To save the 'camel' from the final 'straw that breaks the camel's back,' the 'camel's' burden should have nothing more added until it can be unburdened to a manageable load.
Supplements:
"Technological fixes are not always undesirable or inadequate, but there is a danger that what is addressed is not the real problem but the problem in as far as it is amendable to technical solutions."
(Engineering and the Problem of Moral Overload)
https://doi.org/10.1007/s11948-011-9277-z (Links to an external site.)
"Innovation has slowed in the U.S., stymying economic growth. To get back on track, the U.S. needs more low-income children, women, and minorities to become inventors — but that won’t be easy."
(Lost Einsteins: The US may have missed out on millions of inventors)
https://mitsloan.mit.edu/ideas-made-to-matter/lost-einsteins-us-may-have-missed-out-millions-inventors (Links to an external site.)
"For a finite-size flow system to persist in time (to live) it must evolve such that it provides greater and greater access to the currents that flow through it."
(The constructal law of design and evolution in nature)
https://doi.org/10.1098/rstb.2009.0302 (Links to an external site.)
"Whenever we make even the smallest change within a complex system, we risk dramatic unintended consequences. The interconnections and dependencies within systems make it almost impossible to predict outcomes—and seeing as they often require a reasonably precise set of conditions to function, our interventions can wreak havoc. The Precautionary Principle reflects the reality of working with and within complex systems. It shifts the burden of proof from proving something was dangerous after the fact to proving it is safe before taking chances. It emphasizes waiting for more complete information before risking causing damage, especially if some of the possible impacts would be irreversible, hard to contain, or would affect people who didn’t choose to be involved."
https://fs.blog/2021/06/precautionary-principle/ (Links to an external site.)
Atlantic Ocean: Subtle Shifts Hint at Dramatic Dangers (w/ Dr. Michael Mann)
https://www.youtube.com/watch?v=Jxu--0oE8Ag (Links to an external site.)

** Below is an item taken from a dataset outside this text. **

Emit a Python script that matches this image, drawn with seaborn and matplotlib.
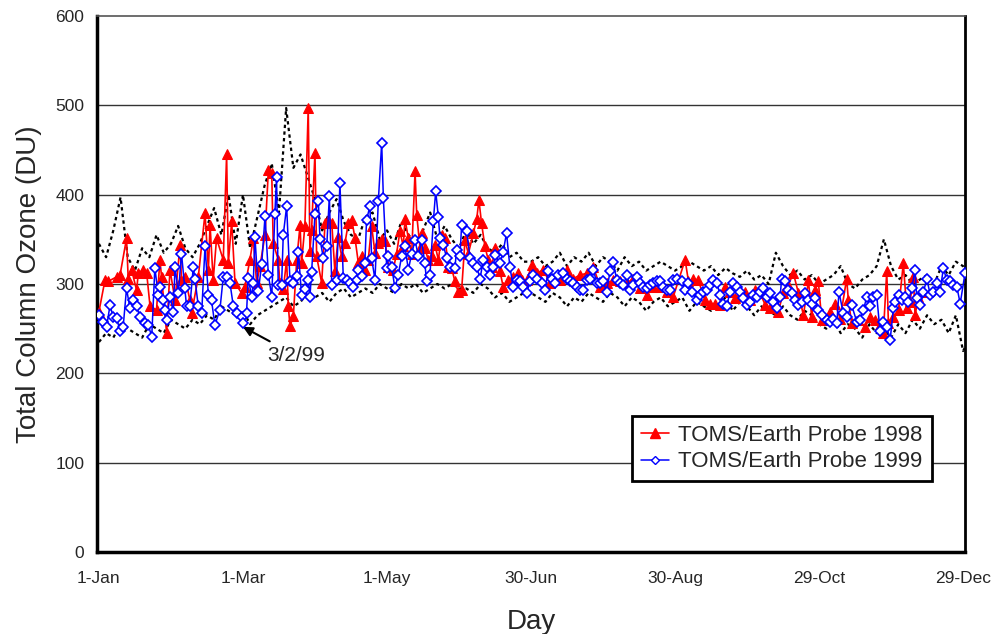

Our hunter-gatherer future: Climate change, agriculture and uncivilization-
•The stable climate of the Holocene made agriculture and civilization possible. The unstable Pleistocene climate made it impossible before then.
•Human societies after agriculture were characterized by overshoot and collapse. Climate change frequently drove these collapses.
•Business-as-usual estimates indicate that the climate will warm by 3°C-4 °C by 2100 and by as much as 8°–10 °C after that.
•Future climate change will return planet Earth to the unstable climatic conditions of the Pleistocene and agriculture will be impossible.
•Human society will once again be characterized by hunting and gathering.
"For most of human history, about 300,000 years, we lived as hunter gatherers in sustainable, egalitarian communities of a few dozen people. Human life on Earth, and our place within the planet’s biophysical systems, changed dramatically with the Holocene, a geological epoch that began about 12,000 years ago. An unprecedented combination of climate stability and warm temperatures made possible a greater dependence on wild grains in several parts of the world. Over the next several thousand years, this dependence led to agriculture and large-scale state societies. These societies show a common pattern of expansion and collapse. Industrial civilization began a few hundred years ago when fossil fuel propelled the human economy to a new level of size and complexity. This change brought many benefits, but it also gave us the existential crisis of global climate change. Climate models indicate that the Earth could warm by 3°C-4 °C by the year 2100 and eventually by as much as 8 °C or more. This would return the planet to the unstable climate conditions of the Pleistocene when agriculture was impossible. Policies could be enacted to make the transition away from industrial civilization less devastating and improve the prospects of our hunter-gatherer descendants. These include aggressive policies to reduce the long-run extremes of climate change, aggressive population reduction policies, rewilding, and protecting the world’s remaining indigenous cultures."